[Rows from a dataset of charts and code]
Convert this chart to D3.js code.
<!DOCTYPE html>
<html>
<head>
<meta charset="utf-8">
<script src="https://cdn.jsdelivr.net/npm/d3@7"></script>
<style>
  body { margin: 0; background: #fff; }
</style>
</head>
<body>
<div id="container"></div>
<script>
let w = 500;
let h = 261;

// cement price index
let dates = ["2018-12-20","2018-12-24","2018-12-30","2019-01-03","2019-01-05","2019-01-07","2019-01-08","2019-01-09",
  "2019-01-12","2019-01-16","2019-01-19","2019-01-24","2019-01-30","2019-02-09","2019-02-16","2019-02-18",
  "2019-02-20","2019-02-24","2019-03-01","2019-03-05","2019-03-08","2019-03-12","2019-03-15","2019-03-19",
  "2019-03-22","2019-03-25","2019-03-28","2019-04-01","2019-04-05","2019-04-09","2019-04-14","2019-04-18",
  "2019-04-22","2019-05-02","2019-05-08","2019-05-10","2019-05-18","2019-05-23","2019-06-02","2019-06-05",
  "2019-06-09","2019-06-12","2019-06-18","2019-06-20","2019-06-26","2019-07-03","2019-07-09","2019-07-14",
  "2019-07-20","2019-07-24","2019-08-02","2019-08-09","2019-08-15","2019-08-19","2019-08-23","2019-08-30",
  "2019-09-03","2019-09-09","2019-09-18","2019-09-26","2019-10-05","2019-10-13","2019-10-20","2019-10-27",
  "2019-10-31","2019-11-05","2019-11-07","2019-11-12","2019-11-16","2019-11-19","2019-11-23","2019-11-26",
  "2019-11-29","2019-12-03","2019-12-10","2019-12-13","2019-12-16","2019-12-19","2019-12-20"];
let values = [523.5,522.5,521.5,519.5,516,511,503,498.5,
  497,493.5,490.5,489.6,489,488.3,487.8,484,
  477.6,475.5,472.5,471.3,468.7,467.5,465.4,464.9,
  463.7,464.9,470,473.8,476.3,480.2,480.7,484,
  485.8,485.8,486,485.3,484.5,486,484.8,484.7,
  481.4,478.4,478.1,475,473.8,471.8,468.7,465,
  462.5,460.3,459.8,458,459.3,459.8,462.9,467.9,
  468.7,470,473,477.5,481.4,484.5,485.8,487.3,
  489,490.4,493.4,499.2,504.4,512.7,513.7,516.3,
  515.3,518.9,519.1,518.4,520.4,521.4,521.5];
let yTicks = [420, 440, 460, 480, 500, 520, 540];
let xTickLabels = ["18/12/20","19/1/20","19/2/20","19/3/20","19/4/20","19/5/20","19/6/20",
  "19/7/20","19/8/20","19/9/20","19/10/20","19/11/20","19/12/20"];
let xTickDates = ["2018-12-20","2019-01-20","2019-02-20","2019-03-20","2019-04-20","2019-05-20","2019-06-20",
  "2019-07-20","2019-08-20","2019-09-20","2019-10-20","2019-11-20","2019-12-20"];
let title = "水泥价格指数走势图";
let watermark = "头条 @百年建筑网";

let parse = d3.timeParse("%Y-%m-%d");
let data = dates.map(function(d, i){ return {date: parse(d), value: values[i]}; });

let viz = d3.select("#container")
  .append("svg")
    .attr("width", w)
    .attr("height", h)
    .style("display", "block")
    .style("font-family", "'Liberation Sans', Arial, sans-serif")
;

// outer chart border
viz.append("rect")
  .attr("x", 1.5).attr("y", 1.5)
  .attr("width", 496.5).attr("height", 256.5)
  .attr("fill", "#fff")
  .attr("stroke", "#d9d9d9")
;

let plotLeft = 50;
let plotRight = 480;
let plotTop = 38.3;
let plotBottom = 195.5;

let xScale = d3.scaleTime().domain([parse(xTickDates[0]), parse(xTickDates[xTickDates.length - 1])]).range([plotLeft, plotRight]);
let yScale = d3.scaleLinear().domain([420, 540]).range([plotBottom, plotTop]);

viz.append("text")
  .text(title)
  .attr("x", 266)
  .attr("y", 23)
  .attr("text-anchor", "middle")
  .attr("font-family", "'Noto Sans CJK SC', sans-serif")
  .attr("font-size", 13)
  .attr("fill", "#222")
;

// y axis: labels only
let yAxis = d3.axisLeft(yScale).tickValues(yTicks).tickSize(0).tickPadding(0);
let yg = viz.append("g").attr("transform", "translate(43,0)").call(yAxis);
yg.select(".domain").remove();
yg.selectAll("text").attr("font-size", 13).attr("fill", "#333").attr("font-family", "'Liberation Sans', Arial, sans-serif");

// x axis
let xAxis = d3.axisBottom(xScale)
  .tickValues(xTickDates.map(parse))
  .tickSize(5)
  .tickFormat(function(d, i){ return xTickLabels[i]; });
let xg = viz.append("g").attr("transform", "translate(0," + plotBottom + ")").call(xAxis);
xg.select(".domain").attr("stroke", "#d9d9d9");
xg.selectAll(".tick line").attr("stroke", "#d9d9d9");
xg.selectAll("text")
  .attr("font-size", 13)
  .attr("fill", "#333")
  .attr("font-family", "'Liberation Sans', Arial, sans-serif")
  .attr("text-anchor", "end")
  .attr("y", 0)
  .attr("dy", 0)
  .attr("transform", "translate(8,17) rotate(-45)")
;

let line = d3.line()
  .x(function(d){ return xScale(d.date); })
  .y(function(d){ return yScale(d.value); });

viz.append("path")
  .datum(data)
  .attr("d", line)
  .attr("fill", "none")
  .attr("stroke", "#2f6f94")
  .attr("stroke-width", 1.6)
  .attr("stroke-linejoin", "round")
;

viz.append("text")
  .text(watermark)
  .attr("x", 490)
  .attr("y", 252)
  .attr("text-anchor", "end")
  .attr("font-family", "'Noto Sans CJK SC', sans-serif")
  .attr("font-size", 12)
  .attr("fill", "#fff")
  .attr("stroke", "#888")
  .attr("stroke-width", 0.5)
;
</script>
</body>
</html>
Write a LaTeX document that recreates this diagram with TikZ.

__Stated goal__: Retype the listing. Match it exactly.

__Result of the exercise__:
Convert this chart to D3.js code.
<!DOCTYPE html>
<html>
<head>
<meta charset="utf-8">
<script src="https://cdn.jsdelivr.net/npm/d3@7"></script>
<style>
  body { margin: 0; background: #fff; }
</style>
</head>
<body>
<div id="container"></div>
<script>
let w = 500;
let h = 261;

// cement price index
let dates = ["2018-12-20","2018-12-24","2018-12-30","2019-01-03","2019-01-05","2019-01-07","2019-01-08","2019-01-09",
  "2019-01-12","2019-01-16","2019-01-19","2019-01-24","2019-01-30","2019-02-09","2019-02-16","2019-02-18",
  "2019-02-20","2019-02-24","2019-03-01","2019-03-05","2019-03-08","2019-03-12","2019-03-15","2019-03-19",
  "2019-03-22","2019-03-25","2019-03-28","2019-04-01","2019-04-05","2019-04-09","2019-04-14","2019-04-18",
  "2019-04-22","2019-05-02","2019-05-08","2019-05-10","2019-05-18","2019-05-23","2019-06-02","2019-06-05",
  "2019-06-09","2019-06-12","2019-06-18","2019-06-20","2019-06-26","2019-07-03","2019-07-09","2019-07-14",
  "2019-07-20","2019-07-24","2019-08-02","2019-08-09","2019-08-15","2019-08-19","2019-08-23","2019-08-30",
  "2019-09-03","2019-09-09","2019-09-18","2019-09-26","2019-10-05","2019-10-13","2019-10-20","2019-10-27",
  "2019-10-31","2019-11-05","2019-11-07","2019-11-12","2019-11-16","2019-11-19","2019-11-23","2019-11-26",
  "2019-11-29","2019-12-03","2019-12-10","2019-12-13","2019-12-16","2019-12-19","2019-12-20"];
let values = [523.5,522.5,521.5,519.5,516,511,503,498.5,
  497,493.5,490.5,489.6,489,488.3,487.8,484,
  477.6,475.5,472.5,471.3,468.7,467.5,465.4,464.9,
  463.7,464.9,470,473.8,476.3,480.2,480.7,484,
  485.8,485.8,486,485.3,484.5,486,484.8,484.7,
  481.4,478.4,478.1,475,473.8,471.8,468.7,465,
  462.5,460.3,459.8,458,459.3,459.8,462.9,467.9,
  468.7,470,473,477.5,481.4,484.5,485.8,487.3,
  489,490.4,493.4,499.2,504.4,512.7,513.7,516.3,
  515.3,518.9,519.1,518.4,520.4,521.4,521.5];
let yTicks = [420, 440, 460, 480, 500, 520, 540];
let xTickLabels = ["18/12/20","19/1/20","19/2/20","19/3/20","19/4/20","19/5/20","19/6/20",
  "19/7/20","19/8/20","19/9/20","19/10/20","19/11/20","19/12/20"];
let xTickDates = ["2018-12-20","2019-01-20","2019-02-20","2019-03-20","2019-04-20","2019-05-20","2019-06-20",
  "2019-07-20","2019-08-20","2019-09-20","2019-10-20","2019-11-20","2019-12-20"];
let title = "水泥价格指数走势图";
let watermark = "头条 @百年建筑网";

let parse = d3.timeParse("%Y-%m-%d");
let data = dates.map(function(d, i){ return {date: parse(d), value: values[i]}; });

let viz = d3.select("#container")
  .append("svg")
    .attr("width", w)
    .attr("height", h)
    .style("display", "block")
    .style("font-family", "'Liberation Sans', Arial, sans-serif")
;

// outer chart border
viz.append("rect")
  .attr("x", 1.5).attr("y", 1.5)
  .attr("width", 496.5).attr("height", 256.5)
  .attr("fill", "#fff")
  .attr("stroke", "#d9d9d9")
;

let plotLeft = 50;
let plotRight = 480;
let plotTop = 38.3;
let plotBottom = 195.5;

let xScale = d3.scaleTime().domain([parse(xTickDates[0]), parse(xTickDates[xTickDates.length - 1])]).range([plotLeft, plotRight]);
let yScale = d3.scaleLinear().domain([420, 540]).range([plotBottom, plotTop]);

viz.append("text")
  .text(title)
  .attr("x", 266)
  .attr("y", 23)
  .attr("text-anchor", "middle")
  .attr("font-family", "'Noto Sans CJK SC', sans-serif")
  .attr("font-size", 13)
  .attr("fill", "#222")
;

// y axis: labels only
let yAxis = d3.axisLeft(yScale).tickValues(yTicks).tickSize(0).tickPadding(0);
let yg = viz.append("g").attr("transform", "translate(43,0)").call(yAxis);
yg.select(".domain").remove();
yg.selectAll("text").attr("font-size", 13).attr("fill", "#333").attr("font-family", "'Liberation Sans', Arial, sans-serif");

// x axis
let xAxis = d3.axisBottom(xScale)
  .tickValues(xTickDates.map(parse))
  .tickSize(5)
  .tickFormat(function(d, i){ return xTickLabels[i]; });
let xg = viz.append("g").attr("transform", "translate(0," + plotBottom + ")").call(xAxis);
xg.select(".domain").attr("stroke", "#d9d9d9");
xg.selectAll(".tick line").attr("stroke", "#d9d9d9");
xg.selectAll("text")
  .attr("font-size", 13)
  .attr("fill", "#333")
  .attr("font-family", "'Liberation Sans', Arial, sans-serif")
  .attr("text-anchor", "end")
  .attr("y", 0)
  .attr("dy", 0)
  .attr("transform", "translate(8,17) rotate(-45)")
;

let line = d3.line()
  .x(function(d){ return xScale(d.date); })
  .y(function(d){ return yScale(d.value); });

viz.append("path")
  .datum(data)
  .attr("d", line)
  .attr("fill", "none")
  .attr("stroke", "#2f6f94")
  .attr("stroke-width", 1.6)
  .attr("stroke-linejoin", "round")
;

viz.append("text")
  .text(watermark)
  .attr("x", 490)
  .attr("y", 252)
  .attr("text-anchor", "end")
  .attr("font-family", "'Noto Sans CJK SC', sans-serif")
  .attr("font-size", 12)
  .attr("fill", "#fff")
  .attr("stroke", "#888")
  .attr("stroke-width", 0.5)
;
</script>
</body>
</html>
Write a LaTeX document that recreates this diagram with TikZ.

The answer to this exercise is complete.